Wednesday, June 9, 2010

Goldman Economist: Ten Bearish Factors Facing the Economy

Jim O'Neill, head of global economic research at Goldman Sachs, wrote in a research note Sunday detailing 10 bearish factors facing the economy. Here they are:

1. Fiscal issues facing the euro zone

"Those of us that have been arguing that the issue is containable … are starting to struggle as the price action remains pretty unforgiving, especially now towards Spain, and even France," he said.

2. A lack of supply side reforms.

"The absence of significant supply-side reforms in large parts of the developed world mean weak trend growth..." he added.

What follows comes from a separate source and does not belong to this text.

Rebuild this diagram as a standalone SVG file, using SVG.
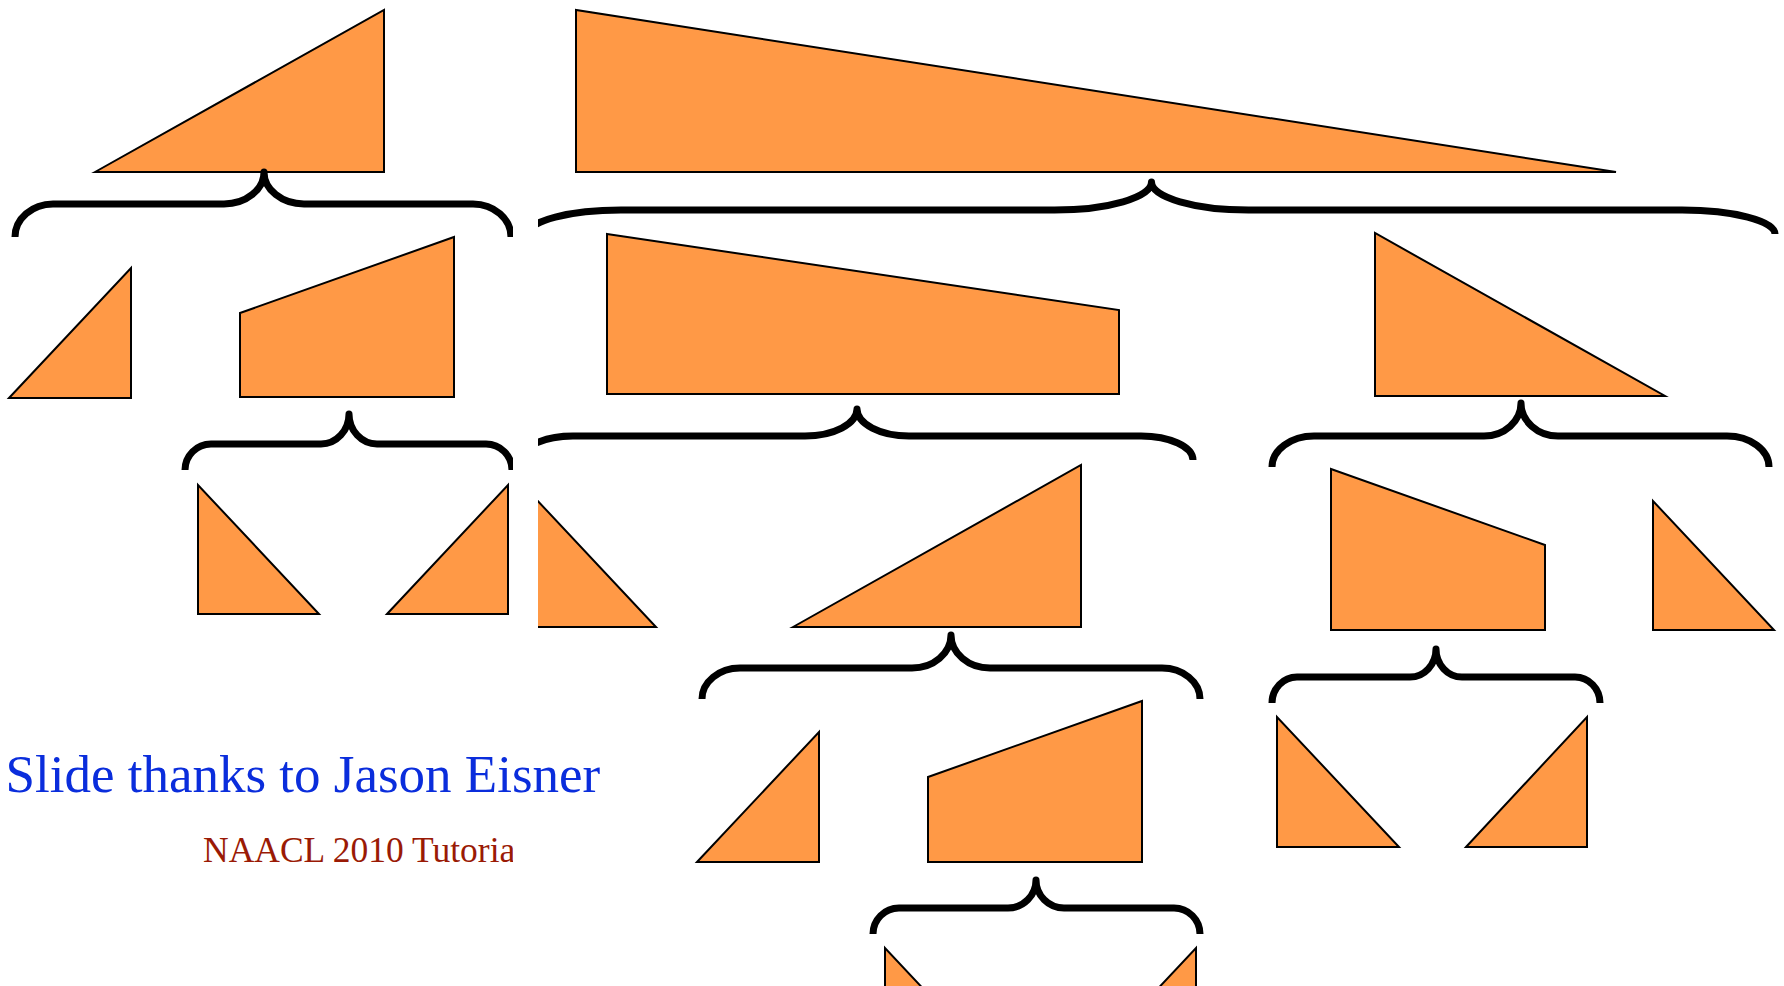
<svg xmlns="http://www.w3.org/2000/svg" width="1784" height="986" viewBox="0 0 1784 986">
<style>
.s{fill:#ff9946;stroke:#000;stroke-width:2;stroke-linejoin:miter}
.b{fill:none;stroke:#000;stroke-width:7;stroke-linecap:butt;stroke-linejoin:round}
.t1{font-family:"Liberation Serif","Times New Roman",serif;font-size:53px;fill:#0a2ddc}
.t2{font-family:"Liberation Serif","Times New Roman",serif;font-size:35.5px;fill:#9a1a05}
</style>
<defs>
<clipPath id="cl"><rect x="0" y="0" width="513" height="986"/></clipPath>
<clipPath id="cr"><rect x="538" y="0" width="1246" height="986"/></clipPath>
</defs>
<rect width="1784" height="986" fill="#fff"/>
<g clip-path="url(#cl)">
<g id="n1"><polygon class="s" points="95,172 384,10 384,172"/></g>
<g id="n2"><polygon class="s" points="9,398 131,268 131,398"/></g>
<g id="n3"><polygon class="s" points="240,313 454,237 454,397 240,397"/></g>
<g id="n4"><polygon class="s" points="198,485 198,614 319,614"/></g>
<g id="n5"><polygon class="s" points="387,614 508,485 508,614"/></g>
<g id="edges-left">
<path class="b" d="M15 237 C15 218.9 32.1 204 53 204 L224 204 C246 204 264 189.6 264 172 C264 189.6 282 204 304 204 L473 204 C493.9 204 511 218.9 511 237"/>
<path class="b" d="M185 470 C185 455.7 196.7 444 211 444 L321 444 C336.4 444 349 430.5 349 414 C349 430.5 361.6 444 377 444 L486 444 C500.3 444 512 455.7 512 470"/>
</g>
<g id="caption2"><text class="t2" x="203" y="862">NAACL 2010 Tutorial</text></g>
</g>
<g id="caption1"><text class="t1" x="5.5" y="792">Slide thanks to Jason Eisner</text></g>
<g clip-path="url(#cr)">
<g id="n6"><polygon class="s" points="576,10 576,172 1616,172"/></g>
<g id="n7"><polygon class="s" points="607,234 1119,310 1119,394 607,394"/></g>
<g id="n8"><polygon class="s" points="1375,233 1375,396 1665,396"/></g>
<g id="n9"><polygon class="s" points="535,498 535,627 656,627"/></g>
<g id="n10"><polygon class="s" points="793,627 1081,465 1081,627"/></g>
<g id="n11"><polygon class="s" points="1331,469 1545,545 1545,630 1331,630"/></g>
<g id="n12"><polygon class="s" points="1653,501 1653,630 1774,630"/></g>
<g id="n13"><polygon class="s" points="697,862 819,732 819,862"/></g>
<g id="n14"><polygon class="s" points="928,777 1142,701 1142,862 928,862"/></g>
<g id="n15"><polygon class="s" points="1277,717 1277,847 1399,847"/></g>
<g id="n16"><polygon class="s" points="1466,847 1587,717 1587,847"/></g>
<g id="n17"><polygon class="s" points="885,948 885,1077 1006,1077"/></g>
<g id="n18"><polygon class="s" points="1196,948 1196,1077 1075,1077"/></g>
<g id="edges-right">
<path class="b" d="M528 234 C528 220.8 569.85 210 621 210 L1054.5 210 C1107.8 210 1151.5 197.4 1151.5 182 C1151.5 197.4 1195.2 210 1248.5 210 L1682 210 C1733.15 210 1775 220.8 1775 234"/>
<path class="b" d="M521 460 C521 446.8 544.4 436 573 436 L805 436 C833.6 436 857 423.85 857 409 C857 423.85 880.4 436 909 436 L1141 436 C1169.6 436 1193 446.8 1193 460"/>
<path class="b" d="M1272 467 C1272 449.95 1290.9 436 1314 436 L1484 436 C1504.35 436 1521 421.15 1521 403 C1521 421.15 1537.65 436 1558 436 L1727 436 C1750.1 436 1769 449.95 1769 467"/>
<path class="b" d="M702 699 C702 681.95 719.1 668 740 668 L912 668 C933.45 668 951 653.15 951 635 C951 653.15 968.55 668 990 668 L1162 668 C1182.9 668 1200 681.95 1200 699"/>
<path class="b" d="M873 934 C873 919.7 884.7 908 899 908 L1008 908 C1023.4 908 1036 895.4 1036 880 C1036 895.4 1048.6 908 1064 908 L1174 908 C1188.3 908 1200 919.7 1200 934"/>
<path class="b" d="M1272 703 C1272 688.7 1283.25 677 1297 677 L1410 677 C1424.3 677 1436 664.4 1436 649 C1436 664.4 1447.7 677 1462 677 L1575 677 C1588.75 677 1600 688.7 1600 703"/>
</g>
</g>
</svg>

3. A weak euro [Note: I see this as a strong dollar that will eventually find an equilibrium-RW]


4. U.S. unemployment
 
5. The imminent slowing of the Chinese economy.
 
6. Middle East politics
 
7. Growing financial stress (as measured by Goldman Sach's own Financial Stress Index )
 
8. Goldman's Global Leading Indicator index (GLI), which is currently negative. When coupled with bearish readings on the Financial Stress Index and the Financial Conditions Index it paints a bleak picture, according to O'Neill.



9. The G20 which is intent on tightening fiscal policy and ramping up financial regulation, [Fiscal tightening is only seen as a problem by Keynesians. Financial regulation could be very suffocating.-RW]

10. Poor technical action on stock charts.

Aside from our comments in parentheses, we find ourselves in agreement with what O'Neill writes. However, one has to ask why the zero money growth policy is not included as a factor, since it is the driving factor behind most of these warning signals.